With the €130 billion bailout package passed for Greece on Feb. 20, the 10-year Treasury note market looks to stabilize in the coming months.
Regarding Greece, Jack Broz, member of the Chicago Board of Trade and founder of TradeBondFutures.com, says the on-again, off-again nature of the talks caused much uncertainty in the market. “That’s why the market’s drifting along, and that’s why the buying is so light. The money is all sidelined,” he says. “People are just fed up with it. They want to see a resolution happen.” He expects higher interest rates as he anticipates a top somewhere around 134 and bottom at 118. “I won’t be shocked if 10s go up to 134, but then I’m getting short up there, because I think that’s the absolute high. I’m looking for trade to break to the downside and I would say this, if the trade got below let’s say 127-16, then I think, yeah, it will continue to go down.”

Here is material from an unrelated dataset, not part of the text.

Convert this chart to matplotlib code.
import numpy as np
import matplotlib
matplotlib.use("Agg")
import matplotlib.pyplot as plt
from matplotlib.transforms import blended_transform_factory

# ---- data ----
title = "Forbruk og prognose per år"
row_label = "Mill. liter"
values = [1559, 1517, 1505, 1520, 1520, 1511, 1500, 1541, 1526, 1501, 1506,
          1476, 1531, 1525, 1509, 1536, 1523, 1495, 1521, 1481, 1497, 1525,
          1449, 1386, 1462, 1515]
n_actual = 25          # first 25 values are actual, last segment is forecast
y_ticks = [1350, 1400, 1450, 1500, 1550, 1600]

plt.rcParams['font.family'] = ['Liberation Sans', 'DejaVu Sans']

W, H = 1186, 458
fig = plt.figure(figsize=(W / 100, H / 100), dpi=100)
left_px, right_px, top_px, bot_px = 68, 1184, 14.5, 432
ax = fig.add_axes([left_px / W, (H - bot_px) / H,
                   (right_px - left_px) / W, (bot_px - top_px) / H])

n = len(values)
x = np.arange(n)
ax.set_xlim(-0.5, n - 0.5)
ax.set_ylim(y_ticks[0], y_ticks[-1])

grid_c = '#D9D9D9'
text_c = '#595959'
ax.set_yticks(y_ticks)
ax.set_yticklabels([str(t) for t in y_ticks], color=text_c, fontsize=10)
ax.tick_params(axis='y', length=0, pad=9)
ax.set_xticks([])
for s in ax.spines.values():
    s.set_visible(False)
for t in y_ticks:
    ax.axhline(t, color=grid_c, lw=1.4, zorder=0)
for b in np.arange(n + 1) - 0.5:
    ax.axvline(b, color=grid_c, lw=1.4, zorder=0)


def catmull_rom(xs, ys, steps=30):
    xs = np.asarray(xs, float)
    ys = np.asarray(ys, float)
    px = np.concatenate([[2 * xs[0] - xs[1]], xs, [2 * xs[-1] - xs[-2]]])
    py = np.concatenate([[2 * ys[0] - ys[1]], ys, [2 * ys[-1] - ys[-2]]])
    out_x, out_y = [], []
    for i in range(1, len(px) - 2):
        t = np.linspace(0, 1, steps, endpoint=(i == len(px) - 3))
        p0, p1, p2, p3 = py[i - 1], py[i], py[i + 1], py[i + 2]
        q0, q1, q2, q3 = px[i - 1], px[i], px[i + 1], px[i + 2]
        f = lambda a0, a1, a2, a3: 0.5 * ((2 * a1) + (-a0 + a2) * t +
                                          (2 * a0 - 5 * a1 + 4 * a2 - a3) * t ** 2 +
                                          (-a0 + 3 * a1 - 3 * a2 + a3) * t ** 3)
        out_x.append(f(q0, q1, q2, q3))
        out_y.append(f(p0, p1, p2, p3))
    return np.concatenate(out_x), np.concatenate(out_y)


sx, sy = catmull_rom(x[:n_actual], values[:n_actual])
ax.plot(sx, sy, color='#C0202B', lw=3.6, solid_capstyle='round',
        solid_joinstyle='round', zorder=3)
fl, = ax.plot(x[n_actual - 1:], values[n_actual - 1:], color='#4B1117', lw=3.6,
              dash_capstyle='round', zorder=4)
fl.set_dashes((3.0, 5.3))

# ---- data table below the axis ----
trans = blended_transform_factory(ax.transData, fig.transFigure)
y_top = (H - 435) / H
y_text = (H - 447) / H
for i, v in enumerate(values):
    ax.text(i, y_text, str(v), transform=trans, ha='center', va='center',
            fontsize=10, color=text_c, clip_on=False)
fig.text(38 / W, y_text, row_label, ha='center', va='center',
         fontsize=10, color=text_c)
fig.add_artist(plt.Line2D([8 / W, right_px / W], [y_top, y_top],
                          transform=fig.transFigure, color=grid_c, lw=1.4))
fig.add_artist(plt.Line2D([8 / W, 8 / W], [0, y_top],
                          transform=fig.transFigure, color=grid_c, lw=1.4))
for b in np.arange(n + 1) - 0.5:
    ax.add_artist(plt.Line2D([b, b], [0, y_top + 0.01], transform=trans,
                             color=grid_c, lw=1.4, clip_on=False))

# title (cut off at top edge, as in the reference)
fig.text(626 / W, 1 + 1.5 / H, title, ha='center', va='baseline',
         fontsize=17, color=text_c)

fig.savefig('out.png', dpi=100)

Also looking at the Eurozone as the primary drive behind the note, Travis Rodock, senior market specialist at eFutures.com, sees the market becoming more optimistic as Greece has finalized its deal and the U.S. numbers are improving. “As long as [U.S. economic data] continue to improve and the Greece situation looks like it’s stabilized and under control with its debt swap, I think you’re looking at Treasury prices falling back into the January 23 lows and Dec. 27 lows of 129-26 and 129-25.” Though Rodock expects a more optimistic market, he says anything can change, and the upcoming Greek elections in April also will play an important role.